The entries below need to be written out exactly, with no pictures included.
— begin RECORDS FOR PROCESSING —
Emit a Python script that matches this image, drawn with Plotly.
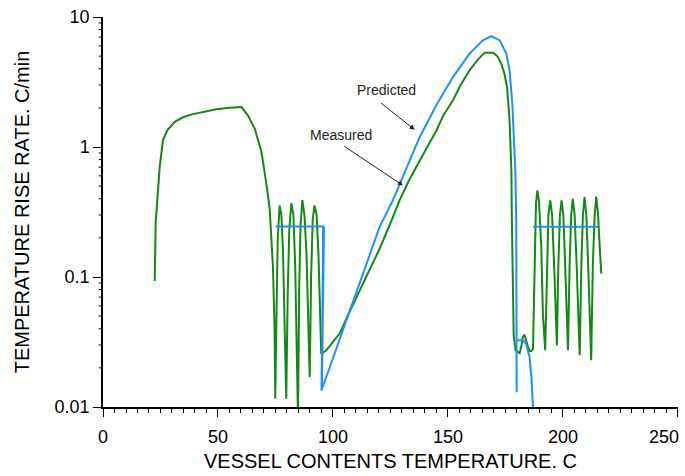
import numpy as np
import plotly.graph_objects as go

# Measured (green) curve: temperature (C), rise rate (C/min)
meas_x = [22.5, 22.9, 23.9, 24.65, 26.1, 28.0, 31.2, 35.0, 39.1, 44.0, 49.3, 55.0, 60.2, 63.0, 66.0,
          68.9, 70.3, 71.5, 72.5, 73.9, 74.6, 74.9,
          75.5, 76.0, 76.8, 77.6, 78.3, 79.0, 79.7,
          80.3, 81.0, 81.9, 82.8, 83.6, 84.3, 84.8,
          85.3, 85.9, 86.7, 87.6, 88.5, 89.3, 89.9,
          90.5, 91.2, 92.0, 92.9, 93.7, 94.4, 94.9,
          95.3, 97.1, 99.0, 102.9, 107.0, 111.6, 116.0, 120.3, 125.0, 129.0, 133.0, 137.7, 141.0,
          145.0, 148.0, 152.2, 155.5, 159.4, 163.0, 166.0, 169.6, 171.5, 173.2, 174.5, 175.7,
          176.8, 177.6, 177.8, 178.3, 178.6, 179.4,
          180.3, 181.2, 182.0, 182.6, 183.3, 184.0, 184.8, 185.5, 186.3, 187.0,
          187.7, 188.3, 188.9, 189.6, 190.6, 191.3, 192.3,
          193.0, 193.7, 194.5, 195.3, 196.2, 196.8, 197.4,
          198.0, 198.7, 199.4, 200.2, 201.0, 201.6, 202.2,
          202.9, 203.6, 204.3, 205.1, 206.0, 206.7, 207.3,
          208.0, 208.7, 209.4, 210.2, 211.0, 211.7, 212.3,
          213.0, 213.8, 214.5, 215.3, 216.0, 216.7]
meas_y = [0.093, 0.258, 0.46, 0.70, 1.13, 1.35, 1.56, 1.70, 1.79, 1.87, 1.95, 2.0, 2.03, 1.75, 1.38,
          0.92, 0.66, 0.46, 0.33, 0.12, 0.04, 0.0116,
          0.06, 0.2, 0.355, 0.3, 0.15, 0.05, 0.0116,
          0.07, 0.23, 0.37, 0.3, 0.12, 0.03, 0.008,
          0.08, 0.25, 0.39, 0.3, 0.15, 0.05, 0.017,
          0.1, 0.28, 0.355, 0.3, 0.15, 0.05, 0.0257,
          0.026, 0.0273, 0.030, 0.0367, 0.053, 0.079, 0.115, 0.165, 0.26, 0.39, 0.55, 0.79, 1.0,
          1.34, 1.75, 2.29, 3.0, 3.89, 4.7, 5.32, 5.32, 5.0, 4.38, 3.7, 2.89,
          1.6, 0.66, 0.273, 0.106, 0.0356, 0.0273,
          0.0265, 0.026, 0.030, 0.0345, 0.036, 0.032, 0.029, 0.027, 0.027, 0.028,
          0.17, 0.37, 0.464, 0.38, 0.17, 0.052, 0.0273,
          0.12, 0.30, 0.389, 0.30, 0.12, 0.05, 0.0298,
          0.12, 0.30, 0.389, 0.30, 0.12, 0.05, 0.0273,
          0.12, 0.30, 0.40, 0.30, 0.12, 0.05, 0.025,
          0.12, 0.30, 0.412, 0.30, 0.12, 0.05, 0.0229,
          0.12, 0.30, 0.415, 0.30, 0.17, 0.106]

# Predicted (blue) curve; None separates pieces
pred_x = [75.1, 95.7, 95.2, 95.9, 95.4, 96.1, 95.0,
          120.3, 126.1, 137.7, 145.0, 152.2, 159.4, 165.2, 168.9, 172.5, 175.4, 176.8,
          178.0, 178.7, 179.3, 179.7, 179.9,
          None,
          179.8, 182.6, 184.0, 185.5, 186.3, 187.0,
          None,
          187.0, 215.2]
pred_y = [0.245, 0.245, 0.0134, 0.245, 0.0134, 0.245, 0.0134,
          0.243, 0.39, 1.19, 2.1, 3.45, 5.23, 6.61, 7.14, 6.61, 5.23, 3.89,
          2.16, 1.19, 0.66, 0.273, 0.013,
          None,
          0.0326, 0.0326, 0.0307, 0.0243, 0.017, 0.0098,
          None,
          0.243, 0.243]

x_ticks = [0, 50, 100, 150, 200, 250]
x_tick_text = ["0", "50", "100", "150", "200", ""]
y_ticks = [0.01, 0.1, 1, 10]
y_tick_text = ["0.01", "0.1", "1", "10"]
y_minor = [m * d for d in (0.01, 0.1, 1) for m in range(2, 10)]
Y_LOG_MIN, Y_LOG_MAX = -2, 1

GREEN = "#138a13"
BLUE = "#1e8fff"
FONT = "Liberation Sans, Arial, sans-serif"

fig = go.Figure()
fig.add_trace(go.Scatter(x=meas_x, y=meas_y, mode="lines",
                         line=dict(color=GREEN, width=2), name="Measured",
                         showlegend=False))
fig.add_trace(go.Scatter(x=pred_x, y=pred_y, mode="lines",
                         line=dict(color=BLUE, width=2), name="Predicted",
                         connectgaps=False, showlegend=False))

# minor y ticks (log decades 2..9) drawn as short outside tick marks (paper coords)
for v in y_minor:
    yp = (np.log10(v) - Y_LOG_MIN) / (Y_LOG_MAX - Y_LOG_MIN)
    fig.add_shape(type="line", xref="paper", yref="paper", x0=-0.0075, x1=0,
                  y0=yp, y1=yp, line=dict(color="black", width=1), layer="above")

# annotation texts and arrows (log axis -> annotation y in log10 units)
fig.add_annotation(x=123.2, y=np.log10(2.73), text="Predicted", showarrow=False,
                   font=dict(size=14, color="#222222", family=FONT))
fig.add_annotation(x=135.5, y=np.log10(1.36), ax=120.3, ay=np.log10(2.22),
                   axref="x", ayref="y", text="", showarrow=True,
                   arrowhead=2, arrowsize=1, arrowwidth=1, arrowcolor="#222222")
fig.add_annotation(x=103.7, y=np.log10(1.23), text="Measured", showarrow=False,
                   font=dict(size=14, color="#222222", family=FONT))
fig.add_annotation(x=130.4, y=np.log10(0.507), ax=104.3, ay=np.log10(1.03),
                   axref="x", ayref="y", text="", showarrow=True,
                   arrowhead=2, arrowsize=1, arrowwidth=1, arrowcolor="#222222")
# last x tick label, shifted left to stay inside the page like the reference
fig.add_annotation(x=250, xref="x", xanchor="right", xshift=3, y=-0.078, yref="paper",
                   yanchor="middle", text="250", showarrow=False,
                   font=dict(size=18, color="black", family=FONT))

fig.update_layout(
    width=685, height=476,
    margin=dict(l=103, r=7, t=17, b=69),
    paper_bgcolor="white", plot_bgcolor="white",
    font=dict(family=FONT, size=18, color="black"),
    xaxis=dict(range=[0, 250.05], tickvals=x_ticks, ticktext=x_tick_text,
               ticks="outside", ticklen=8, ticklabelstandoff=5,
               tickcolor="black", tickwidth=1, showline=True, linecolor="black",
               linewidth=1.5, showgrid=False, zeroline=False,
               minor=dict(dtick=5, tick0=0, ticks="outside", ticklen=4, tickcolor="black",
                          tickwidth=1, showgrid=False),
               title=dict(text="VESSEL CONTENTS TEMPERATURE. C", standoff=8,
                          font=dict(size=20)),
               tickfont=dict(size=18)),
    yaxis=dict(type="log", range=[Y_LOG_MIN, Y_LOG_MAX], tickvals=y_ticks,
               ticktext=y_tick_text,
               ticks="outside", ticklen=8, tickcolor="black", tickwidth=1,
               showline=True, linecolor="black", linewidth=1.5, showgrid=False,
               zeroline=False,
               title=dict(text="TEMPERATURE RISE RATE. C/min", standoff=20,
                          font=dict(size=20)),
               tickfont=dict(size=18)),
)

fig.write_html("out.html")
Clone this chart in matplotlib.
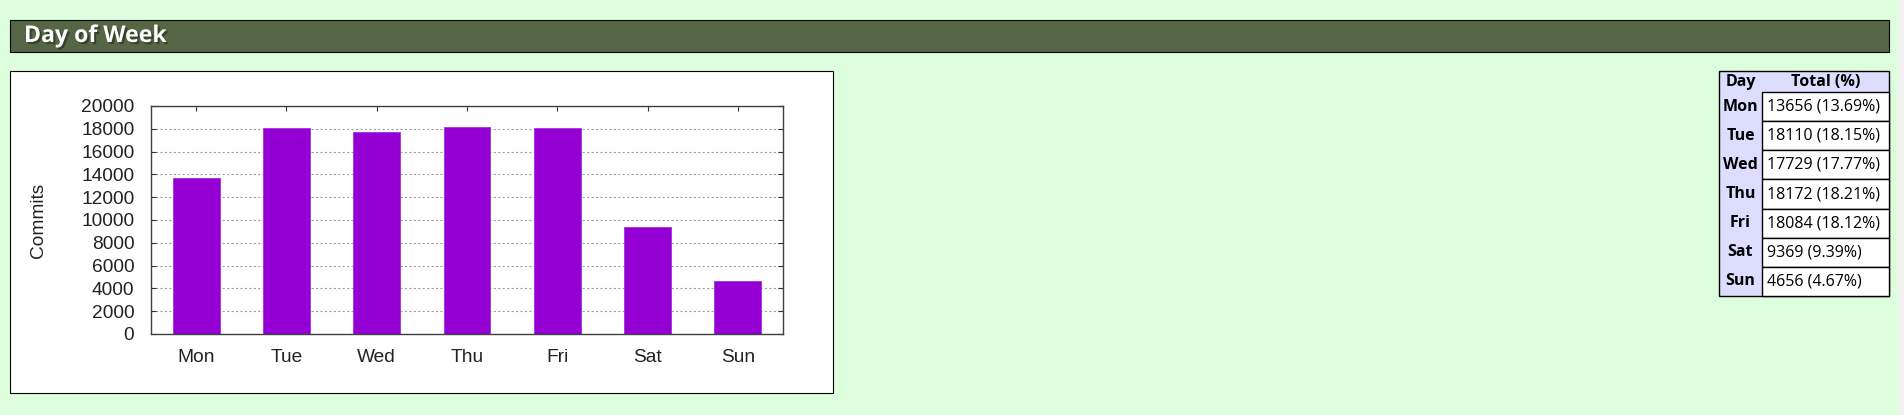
— end RECORDS FOR PROCESSING —
THE ANSWER >>
Emit a Python script that matches this image, drawn with Plotly.
import numpy as np
import plotly.graph_objects as go

# Measured (green) curve: temperature (C), rise rate (C/min)
meas_x = [22.5, 22.9, 23.9, 24.65, 26.1, 28.0, 31.2, 35.0, 39.1, 44.0, 49.3, 55.0, 60.2, 63.0, 66.0,
          68.9, 70.3, 71.5, 72.5, 73.9, 74.6, 74.9,
          75.5, 76.0, 76.8, 77.6, 78.3, 79.0, 79.7,
          80.3, 81.0, 81.9, 82.8, 83.6, 84.3, 84.8,
          85.3, 85.9, 86.7, 87.6, 88.5, 89.3, 89.9,
          90.5, 91.2, 92.0, 92.9, 93.7, 94.4, 94.9,
          95.3, 97.1, 99.0, 102.9, 107.0, 111.6, 116.0, 120.3, 125.0, 129.0, 133.0, 137.7, 141.0,
          145.0, 148.0, 152.2, 155.5, 159.4, 163.0, 166.0, 169.6, 171.5, 173.2, 174.5, 175.7,
          176.8, 177.6, 177.8, 178.3, 178.6, 179.4,
          180.3, 181.2, 182.0, 182.6, 183.3, 184.0, 184.8, 185.5, 186.3, 187.0,
          187.7, 188.3, 188.9, 189.6, 190.6, 191.3, 192.3,
          193.0, 193.7, 194.5, 195.3, 196.2, 196.8, 197.4,
          198.0, 198.7, 199.4, 200.2, 201.0, 201.6, 202.2,
          202.9, 203.6, 204.3, 205.1, 206.0, 206.7, 207.3,
          208.0, 208.7, 209.4, 210.2, 211.0, 211.7, 212.3,
          213.0, 213.8, 214.5, 215.3, 216.0, 216.7]
meas_y = [0.093, 0.258, 0.46, 0.70, 1.13, 1.35, 1.56, 1.70, 1.79, 1.87, 1.95, 2.0, 2.03, 1.75, 1.38,
          0.92, 0.66, 0.46, 0.33, 0.12, 0.04, 0.0116,
          0.06, 0.2, 0.355, 0.3, 0.15, 0.05, 0.0116,
          0.07, 0.23, 0.37, 0.3, 0.12, 0.03, 0.008,
          0.08, 0.25, 0.39, 0.3, 0.15, 0.05, 0.017,
          0.1, 0.28, 0.355, 0.3, 0.15, 0.05, 0.0257,
          0.026, 0.0273, 0.030, 0.0367, 0.053, 0.079, 0.115, 0.165, 0.26, 0.39, 0.55, 0.79, 1.0,
          1.34, 1.75, 2.29, 3.0, 3.89, 4.7, 5.32, 5.32, 5.0, 4.38, 3.7, 2.89,
          1.6, 0.66, 0.273, 0.106, 0.0356, 0.0273,
          0.0265, 0.026, 0.030, 0.0345, 0.036, 0.032, 0.029, 0.027, 0.027, 0.028,
          0.17, 0.37, 0.464, 0.38, 0.17, 0.052, 0.0273,
          0.12, 0.30, 0.389, 0.30, 0.12, 0.05, 0.0298,
          0.12, 0.30, 0.389, 0.30, 0.12, 0.05, 0.0273,
          0.12, 0.30, 0.40, 0.30, 0.12, 0.05, 0.025,
          0.12, 0.30, 0.412, 0.30, 0.12, 0.05, 0.0229,
          0.12, 0.30, 0.415, 0.30, 0.17, 0.106]

# Predicted (blue) curve; None separates pieces
pred_x = [75.1, 95.7, 95.2, 95.9, 95.4, 96.1, 95.0,
          120.3, 126.1, 137.7, 145.0, 152.2, 159.4, 165.2, 168.9, 172.5, 175.4, 176.8,
          178.0, 178.7, 179.3, 179.7, 179.9,
          None,
          179.8, 182.6, 184.0, 185.5, 186.3, 187.0,
          None,
          187.0, 215.2]
pred_y = [0.245, 0.245, 0.0134, 0.245, 0.0134, 0.245, 0.0134,
          0.243, 0.39, 1.19, 2.1, 3.45, 5.23, 6.61, 7.14, 6.61, 5.23, 3.89,
          2.16, 1.19, 0.66, 0.273, 0.013,
          None,
          0.0326, 0.0326, 0.0307, 0.0243, 0.017, 0.0098,
          None,
          0.243, 0.243]

x_ticks = [0, 50, 100, 150, 200, 250]
x_tick_text = ["0", "50", "100", "150", "200", ""]
y_ticks = [0.01, 0.1, 1, 10]
y_tick_text = ["0.01", "0.1", "1", "10"]
y_minor = [m * d for d in (0.01, 0.1, 1) for m in range(2, 10)]
Y_LOG_MIN, Y_LOG_MAX = -2, 1

GREEN = "#138a13"
BLUE = "#1e8fff"
FONT = "Liberation Sans, Arial, sans-serif"

fig = go.Figure()
fig.add_trace(go.Scatter(x=meas_x, y=meas_y, mode="lines",
                         line=dict(color=GREEN, width=2), name="Measured",
                         showlegend=False))
fig.add_trace(go.Scatter(x=pred_x, y=pred_y, mode="lines",
                         line=dict(color=BLUE, width=2), name="Predicted",
                         connectgaps=False, showlegend=False))

# minor y ticks (log decades 2..9) drawn as short outside tick marks (paper coords)
for v in y_minor:
    yp = (np.log10(v) - Y_LOG_MIN) / (Y_LOG_MAX - Y_LOG_MIN)
    fig.add_shape(type="line", xref="paper", yref="paper", x0=-0.0075, x1=0,
                  y0=yp, y1=yp, line=dict(color="black", width=1), layer="above")

# annotation texts and arrows (log axis -> annotation y in log10 units)
fig.add_annotation(x=123.2, y=np.log10(2.73), text="Predicted", showarrow=False,
                   font=dict(size=14, color="#222222", family=FONT))
fig.add_annotation(x=135.5, y=np.log10(1.36), ax=120.3, ay=np.log10(2.22),
                   axref="x", ayref="y", text="", showarrow=True,
                   arrowhead=2, arrowsize=1, arrowwidth=1, arrowcolor="#222222")
fig.add_annotation(x=103.7, y=np.log10(1.23), text="Measured", showarrow=False,
                   font=dict(size=14, color="#222222", family=FONT))
fig.add_annotation(x=130.4, y=np.log10(0.507), ax=104.3, ay=np.log10(1.03),
                   axref="x", ayref="y", text="", showarrow=True,
                   arrowhead=2, arrowsize=1, arrowwidth=1, arrowcolor="#222222")
# last x tick label, shifted left to stay inside the page like the reference
fig.add_annotation(x=250, xref="x", xanchor="right", xshift=3, y=-0.078, yref="paper",
                   yanchor="middle", text="250", showarrow=False,
                   font=dict(size=18, color="black", family=FONT))

fig.update_layout(
    width=685, height=476,
    margin=dict(l=103, r=7, t=17, b=69),
    paper_bgcolor="white", plot_bgcolor="white",
    font=dict(family=FONT, size=18, color="black"),
    xaxis=dict(range=[0, 250.05], tickvals=x_ticks, ticktext=x_tick_text,
               ticks="outside", ticklen=8, ticklabelstandoff=5,
               tickcolor="black", tickwidth=1, showline=True, linecolor="black",
               linewidth=1.5, showgrid=False, zeroline=False,
               minor=dict(dtick=5, tick0=0, ticks="outside", ticklen=4, tickcolor="black",
                          tickwidth=1, showgrid=False),
               title=dict(text="VESSEL CONTENTS TEMPERATURE. C", standoff=8,
                          font=dict(size=20)),
               tickfont=dict(size=18)),
    yaxis=dict(type="log", range=[Y_LOG_MIN, Y_LOG_MAX], tickvals=y_ticks,
               ticktext=y_tick_text,
               ticks="outside", ticklen=8, tickcolor="black", tickwidth=1,
               showline=True, linecolor="black", linewidth=1.5, showgrid=False,
               zeroline=False,
               title=dict(text="TEMPERATURE RISE RATE. C/min", standoff=20,
                          font=dict(size=20)),
               tickfont=dict(size=18)),
)

fig.write_html("out.html")
Clone this chart in matplotlib.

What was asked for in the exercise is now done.